Narratives are often classified as plot driven or character driven. In plot-driven works such as thrillers, events happen to the characters, who are defined by their reactions. In character-driven works, characters shape the events and outcome of the story. The categories seem simple and obvious – until l sit down to write.

I’m nearing the end of a novel titled Chasing the Light in which the protagonist, Kelly, tries to discover what happened to her missing friend, Day. I have a plot outline and know how the story ends. But I can’t foresee every twist and turn along the way.
 
Imagine hiking in the mountains. You stand on high ground and look over the landscape you’re about to cover. You see your destination off in the distance and know where you’re headed. But during the journey you encounter obstacles that weren’t visible from above– streams that can’t be crossed where you planned, steep paths that could be avoided with a detour, shortcuts you didn’t anticipate. That’s how writing from an outline works for me.

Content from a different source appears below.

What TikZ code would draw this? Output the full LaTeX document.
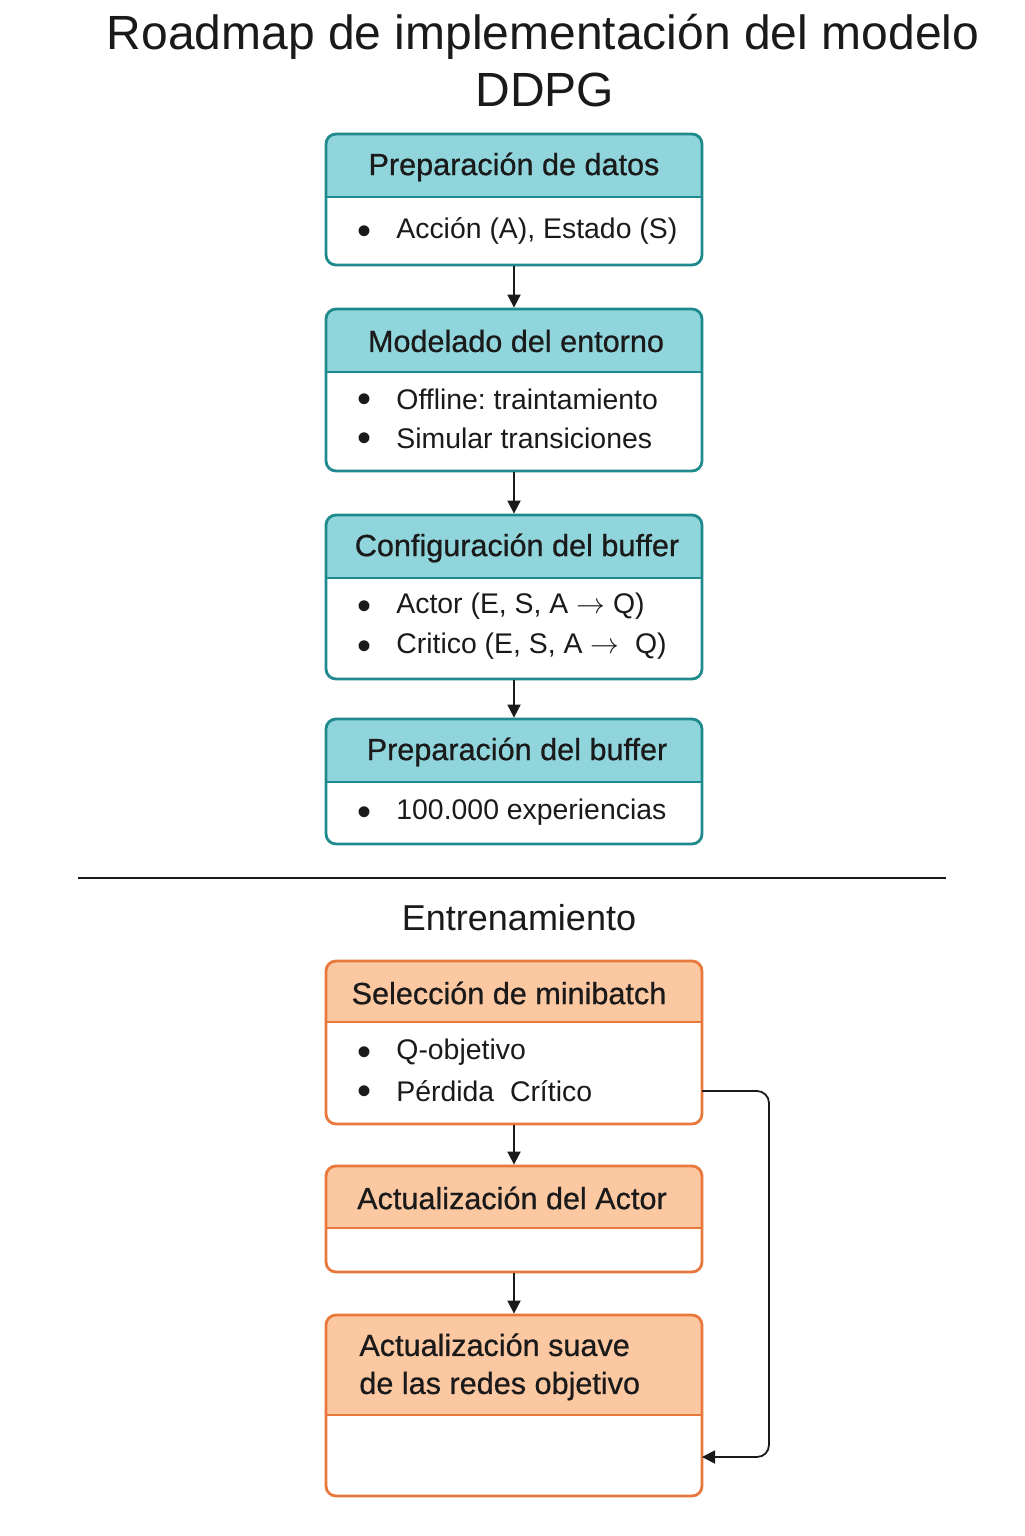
\documentclass[tikz,border=0pt]{standalone}
\usepackage{fontspec}
\setmainfont{Liberation Sans}
\newfontfamily\hdfont{Liberation Sans}[FakeBold=0.7]
\usetikzlibrary{backgrounds,arrows.meta,calc}
\definecolor{lineT}{HTML}{1E8A8E}
\definecolor{hdrT}{HTML}{90D5DB}
\definecolor{lineO}{HTML}{E8783C}
\definecolor{hdrO}{HTML}{FCC8A2}
\definecolor{ink}{HTML}{1A1A1A}
\frenchspacing
\tikzset{
  boxT/.style={draw=lineT, line width=1.4pt, rounded corners=5pt, minimum width=188pt, inner sep=0pt},
  boxO/.style={draw=lineO, line width=1.4pt, rounded corners=5pt, minimum width=188pt, inner sep=0pt},
  hdtext/.style={font=\hdfont\fontsize{15.3}{18}\selectfont, text=ink, inner sep=0pt},
  bltext/.style={font=\fontsize{14.2}{17}\selectfont, text=ink, inner sep=0pt, anchor=west},
  bdot/.style={font=\fontsize{20}{20}\selectfont, text=ink, inner sep=0pt},
  arr/.style={draw=ink, line width=0.9pt, -{Triangle[length=6.5pt,width=6.5pt]}},
}
\newcommand\mkbox[5]{%
  \node[box#5, minimum height={(#3-#2)*0.5pt}] (#1) at (514,{(#2+#3)/2}) {};
  \begin{pgfonlayer}{background}
    \fill[hdr#5, rounded corners=5pt] (326,#2) rectangle (702,#4);
    \fill[hdr#5] (326,{(#2+#4)/2}) rectangle (702,#4);
  \end{pgfonlayer}
  \draw[line#5, line width=1.4pt] (326,#4) -- (702,#4);
}
\newcommand\blt[3]{%
  \node[bdot] (#1d) at (364,{#2+4}) {•};
  \node[bltext] (#1) at (396,#2) {#3};
}
\begin{document}
\begin{tikzpicture}[x=0.5pt,y=-0.5pt]
\useasboundingbox (0,0) rectangle (1024,1536);
\begin{pgfonlayer}{background}
\fill[white] (0,0) rectangle (1024,1536);
\end{pgfonlayer}

\node[font=\fontsize{24}{28}\selectfont, text=ink] (t1) at (543,37) {Roadmap de implementación del modelo};
\node[font=\fontsize{24}{28}\selectfont, text=ink] (t2) at (545,90) {DDPG};

\mkbox{b1}{134}{265}{197}{T}
\node[hdtext] (h1) at (514,167) {Preparación de datos};
\blt{l11}{231}{Acción (A), Estado (S)}

\mkbox{b2}{309}{471}{372}{T}
\node[hdtext] (h2) at (516,341) {Modelado del entorno};
\blt{l21}{399}{Offline: traintamiento}
\blt{l22}{438}{Simular transiciones}

\mkbox{b3}{515}{679}{578}{T}
\node[hdtext] (h3) at (517,548) {Configuración del buffer};
\blt{l31}{606}{Actor (E, S, A $\rightarrow$ Q)}
\blt{l32}{646}{Critico (E, S, A $\rightarrow$\ \ Q)}

\mkbox{b4}{719}{844}{782}{T}
\node[hdtext] (h4) at (517,752) {Preparación del buffer};
\blt{l41}{812}{100.000 experiencias}

\draw[ink, line width=0.9pt] (78,878) -- (946,878);
\node[font=\fontsize{18}{21}\selectfont, text=ink] (tr) at (519,918) {Entrenamiento};

\mkbox{b5}{961}{1124}{1022}{O}
\node[hdtext] (h5) at (509,993) {Selección de minibatch};
\blt{l51}{1052}{Q-objetivo}
\blt{l52}{1091}{Pérdida\ \ Crítico}

\mkbox{b6}{1166}{1272}{1228}{O}
\node[hdtext] (h6) at (512,1198) {Actualización del Actor};

\mkbox{b7}{1315}{1496}{1415}{O}
\node[hdtext, align=left, anchor=north west, font=\hdfont\fontsize{15.3}{19}\selectfont] (h7) at (359,1333) {Actualización suave\\de las redes objetivo};

\draw[arr] (b1.south) -- (b2.north);
\draw[arr] (b2.south) -- (b3.north);
\draw[arr] (b3.south) -- (b4.north);
\draw[arr] (b5.south) -- (b6.north);
\draw[arr] (b6.south) -- (b7.north);

\coordinate (fb1) at (702,1091);
\coordinate (fb2) at (702,1457);
\draw[arr, rounded corners=6pt] (fb1) -- (769,1091) -- (769,1457) -- (fb2);
\end{tikzpicture}
\end{document}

In one chapter of Chasing the Light, Kelly hikes into the mountains to meet a woman who gives her crucial information about Day’s fate. Then, hiking back to her car, she’s spotted by the bad guys. They’re in a Land Rover and could easily run her down – except a fence stands in the way. Kelly makes it to her car. In my outline she turns south toward town, forcing her to pass a side road where the bad guys are watching for her. They follow her and try to force her car off the road. But as I wrote the passage where Kelly reaches her car, she anticipates them lying in wait for her. I hadn’t planned for that, but of course she would. She has been to that place before and knows where the roads are. Unless she wants a harrowing car chase down a winding, precipitous mountain highway, she wouldn’t go south toward town. And so the chapter ends, “She went north.”

The upshot:

The novel loses a car chase that has been done so often in films it has become cliché and gains suspense as readers wonder where Kelly is going and whether she finally makes it home. Meanwhile, other events unfold according to plan, and the story moves toward the outlined conclusion. Only not quite on the course I originally charted.